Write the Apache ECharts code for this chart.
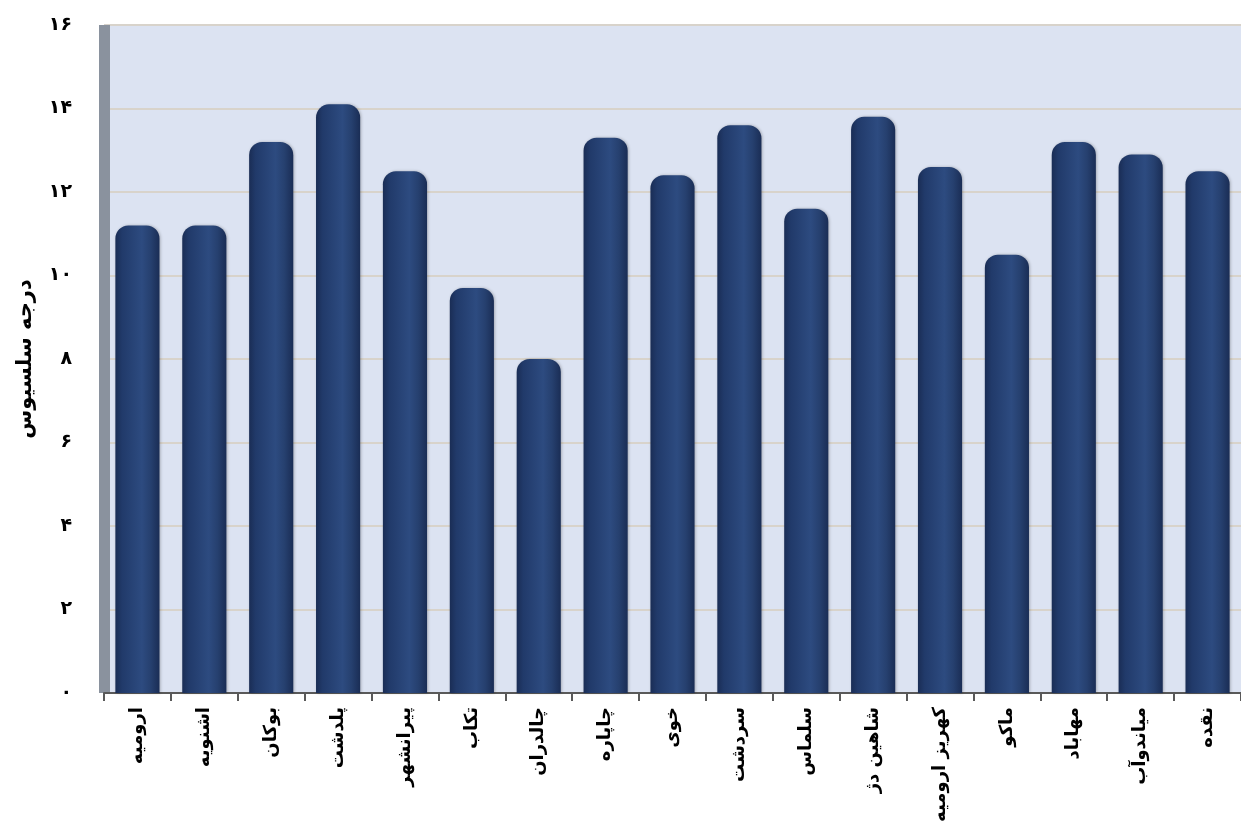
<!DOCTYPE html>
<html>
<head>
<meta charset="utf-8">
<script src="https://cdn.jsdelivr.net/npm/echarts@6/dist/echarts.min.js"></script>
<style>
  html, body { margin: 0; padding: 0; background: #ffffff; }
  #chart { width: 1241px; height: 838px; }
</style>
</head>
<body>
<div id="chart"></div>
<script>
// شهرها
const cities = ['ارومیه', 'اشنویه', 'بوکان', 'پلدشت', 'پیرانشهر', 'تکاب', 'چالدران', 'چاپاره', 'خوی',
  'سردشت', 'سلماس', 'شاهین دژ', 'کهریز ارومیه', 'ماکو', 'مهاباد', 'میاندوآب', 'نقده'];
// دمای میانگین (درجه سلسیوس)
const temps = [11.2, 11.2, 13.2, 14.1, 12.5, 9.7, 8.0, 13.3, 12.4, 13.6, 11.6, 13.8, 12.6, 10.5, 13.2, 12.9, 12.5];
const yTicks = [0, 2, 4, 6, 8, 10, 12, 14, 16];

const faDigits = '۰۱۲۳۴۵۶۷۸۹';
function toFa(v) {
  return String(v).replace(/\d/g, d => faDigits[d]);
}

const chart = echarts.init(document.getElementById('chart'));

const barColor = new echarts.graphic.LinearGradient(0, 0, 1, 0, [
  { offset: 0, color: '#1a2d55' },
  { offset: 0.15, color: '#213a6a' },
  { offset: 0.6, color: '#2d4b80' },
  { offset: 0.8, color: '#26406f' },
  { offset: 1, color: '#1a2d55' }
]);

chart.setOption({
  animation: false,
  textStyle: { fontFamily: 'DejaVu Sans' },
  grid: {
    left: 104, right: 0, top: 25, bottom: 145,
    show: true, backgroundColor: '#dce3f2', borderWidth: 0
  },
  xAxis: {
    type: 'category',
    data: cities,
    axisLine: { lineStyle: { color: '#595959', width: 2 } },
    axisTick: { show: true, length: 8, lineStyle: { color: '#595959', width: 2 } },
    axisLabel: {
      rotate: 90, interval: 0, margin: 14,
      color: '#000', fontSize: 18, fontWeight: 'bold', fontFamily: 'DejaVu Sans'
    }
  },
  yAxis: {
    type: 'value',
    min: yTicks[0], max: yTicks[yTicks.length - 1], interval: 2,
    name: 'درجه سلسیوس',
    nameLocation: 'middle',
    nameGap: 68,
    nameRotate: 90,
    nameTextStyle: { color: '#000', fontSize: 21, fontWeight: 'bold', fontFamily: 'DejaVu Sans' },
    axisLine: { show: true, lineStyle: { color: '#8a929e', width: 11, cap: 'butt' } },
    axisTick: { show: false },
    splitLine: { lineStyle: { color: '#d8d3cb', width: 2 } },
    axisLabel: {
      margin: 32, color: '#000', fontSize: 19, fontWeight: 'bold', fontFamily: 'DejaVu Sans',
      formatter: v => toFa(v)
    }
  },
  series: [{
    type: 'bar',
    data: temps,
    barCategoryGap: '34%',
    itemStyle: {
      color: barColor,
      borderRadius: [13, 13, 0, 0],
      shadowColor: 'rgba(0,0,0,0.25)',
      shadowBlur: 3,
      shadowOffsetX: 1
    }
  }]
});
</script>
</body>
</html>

Written task ▸
Reproduce the material above in full and without alteration, but skip all pictures.

Exercise solution ▸
Write the Apache ECharts code for this chart.
<!DOCTYPE html>
<html>
<head>
<meta charset="utf-8">
<script src="https://cdn.jsdelivr.net/npm/echarts@6/dist/echarts.min.js"></script>
<style>
  html, body { margin: 0; padding: 0; background: #ffffff; }
  #chart { width: 1241px; height: 838px; }
</style>
</head>
<body>
<div id="chart"></div>
<script>
// شهرها
const cities = ['ارومیه', 'اشنویه', 'بوکان', 'پلدشت', 'پیرانشهر', 'تکاب', 'چالدران', 'چاپاره', 'خوی',
  'سردشت', 'سلماس', 'شاهین دژ', 'کهریز ارومیه', 'ماکو', 'مهاباد', 'میاندوآب', 'نقده'];
// دمای میانگین (درجه سلسیوس)
const temps = [11.2, 11.2, 13.2, 14.1, 12.5, 9.7, 8.0, 13.3, 12.4, 13.6, 11.6, 13.8, 12.6, 10.5, 13.2, 12.9, 12.5];
const yTicks = [0, 2, 4, 6, 8, 10, 12, 14, 16];

const faDigits = '۰۱۲۳۴۵۶۷۸۹';
function toFa(v) {
  return String(v).replace(/\d/g, d => faDigits[d]);
}

const chart = echarts.init(document.getElementById('chart'));

const barColor = new echarts.graphic.LinearGradient(0, 0, 1, 0, [
  { offset: 0, color: '#1a2d55' },
  { offset: 0.15, color: '#213a6a' },
  { offset: 0.6, color: '#2d4b80' },
  { offset: 0.8, color: '#26406f' },
  { offset: 1, color: '#1a2d55' }
]);

chart.setOption({
  animation: false,
  textStyle: { fontFamily: 'DejaVu Sans' },
  grid: {
    left: 104, right: 0, top: 25, bottom: 145,
    show: true, backgroundColor: '#dce3f2', borderWidth: 0
  },
  xAxis: {
    type: 'category',
    data: cities,
    axisLine: { lineStyle: { color: '#595959', width: 2 } },
    axisTick: { show: true, length: 8, lineStyle: { color: '#595959', width: 2 } },
    axisLabel: {
      rotate: 90, interval: 0, margin: 14,
      color: '#000', fontSize: 18, fontWeight: 'bold', fontFamily: 'DejaVu Sans'
    }
  },
  yAxis: {
    type: 'value',
    min: yTicks[0], max: yTicks[yTicks.length - 1], interval: 2,
    name: 'درجه سلسیوس',
    nameLocation: 'middle',
    nameGap: 68,
    nameRotate: 90,
    nameTextStyle: { color: '#000', fontSize: 21, fontWeight: 'bold', fontFamily: 'DejaVu Sans' },
    axisLine: { show: true, lineStyle: { color: '#8a929e', width: 11, cap: 'butt' } },
    axisTick: { show: false },
    splitLine: { lineStyle: { color: '#d8d3cb', width: 2 } },
    axisLabel: {
      margin: 32, color: '#000', fontSize: 19, fontWeight: 'bold', fontFamily: 'DejaVu Sans',
      formatter: v => toFa(v)
    }
  },
  series: [{
    type: 'bar',
    data: temps,
    barCategoryGap: '34%',
    itemStyle: {
      color: barColor,
      borderRadius: [13, 13, 0, 0],
      shadowColor: 'rgba(0,0,0,0.25)',
      shadowBlur: 3,
      shadowOffsetX: 1
    }
  }]
});
</script>
</body>
</html>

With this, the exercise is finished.